I love this scene because it depicts a character’s willingness to draw out (some) of the honesty of Marc’s grief, and at the same time, depicts Marc’s willingness for this to be seen by another. You can feel the shame dissipating when Marc tells the other character just how messy it really is. Cheekily, the friend offers unsolicited advice to start painting again, as part of an ongoing joke they’re sharing. The tension is broken and Marc’s truth is allowed to exist without shame.
In this scene, Marc is on a ferris wheel with his closest friends in Paris. The ferris wheel shows up a lot throughout the film, and I wondered why it was chosen as a symbol. Perhaps because grief has a way of feeling cyclical. Here, though, the friends are ‘forced’ to sit in the pod together, to look right at each other, sober, without distraction, going around and around and unable to get off even when the conversation moves into difficult territory. As a viewer, you realize that three friends who have spent almost every moment together through Marc’s year of grief, have failed to be truthful with one another about how they really feel, what they’re each really going through. The issues, as they appear on the outside, have not been expressed in depth. They’re dealing with grief, a breakup, and loneliness, but they haven’t allowed each other to understand what those experiences have actually been like, and how messy they actually are. One of the friends says this, which encourages more honesty to come forth:
Sophie: “People feel things that are inconvenient, Thomas. It happens. It sucks, but it happens. That’s okay.”
Sophie’s words allow for some ‘inconvenient’ feelings to be expressed. It’s interesting to me to place this scene next to the previous one I highlighted, where honesty seemed easier with a complete stranger than it did with a close trio of friends. I’ve personally experienced how words and feelings become censored in the aftermath of grief in the interest of protecting those you love from any perceived inconvenience contained within your heart. In places that could be open, raw, and true, we might find ourselves quieter than ever, unable to look at what hurts, unable to allow others to see what we feel. We might worry that they have enough to deal with, or that they’re unequipped for how messy we feel inside, or that we shouldn’t feel the way we feel.
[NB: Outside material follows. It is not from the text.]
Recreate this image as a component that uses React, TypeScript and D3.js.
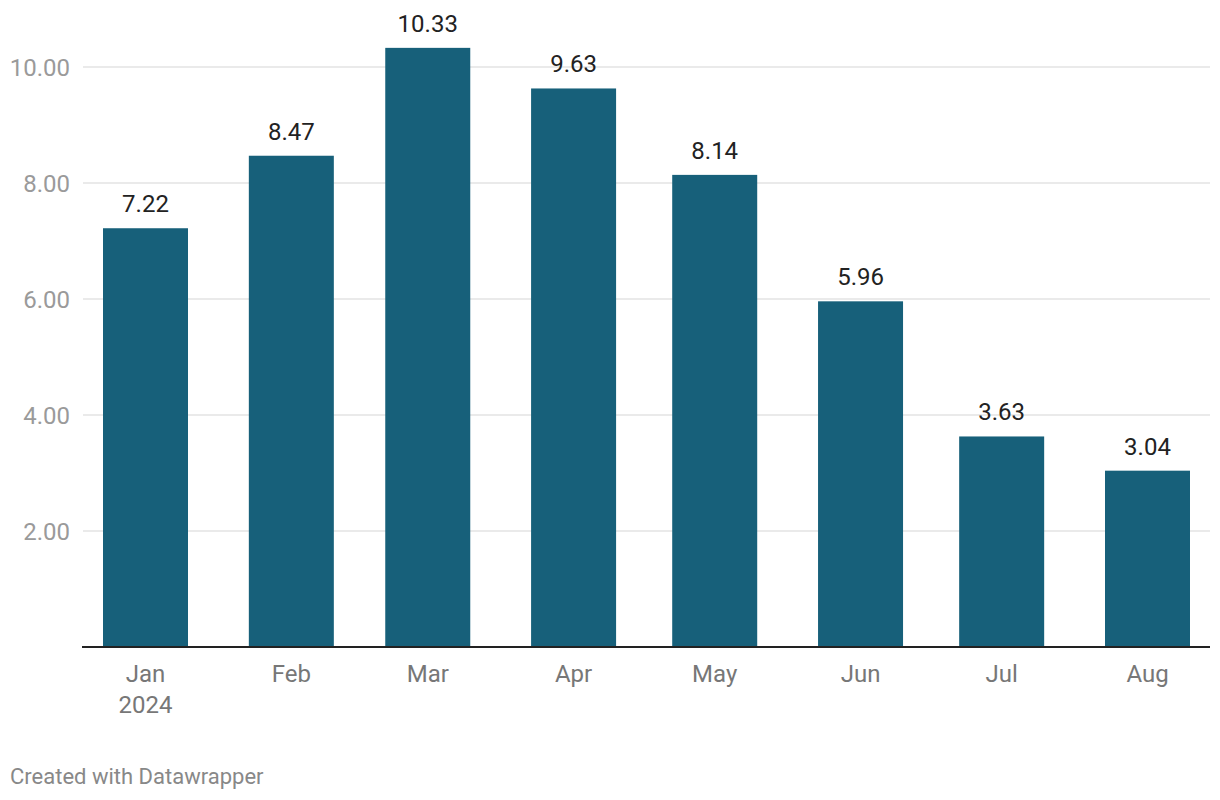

It takes courage for Sophie to say these words, to confront a truth they’ve all been avoiding, and to create space for honesty, even knowing that the consequences of that honesty might be inconvenient or painful.
To me, Good Grief is a film about emotional honesty; what happens when we avoid it, and what can flourish when we choose not to. I hope that my fellow grief-knowers can find honesty within themselves, and also find themselves with people who are willing to know what’s true about grief.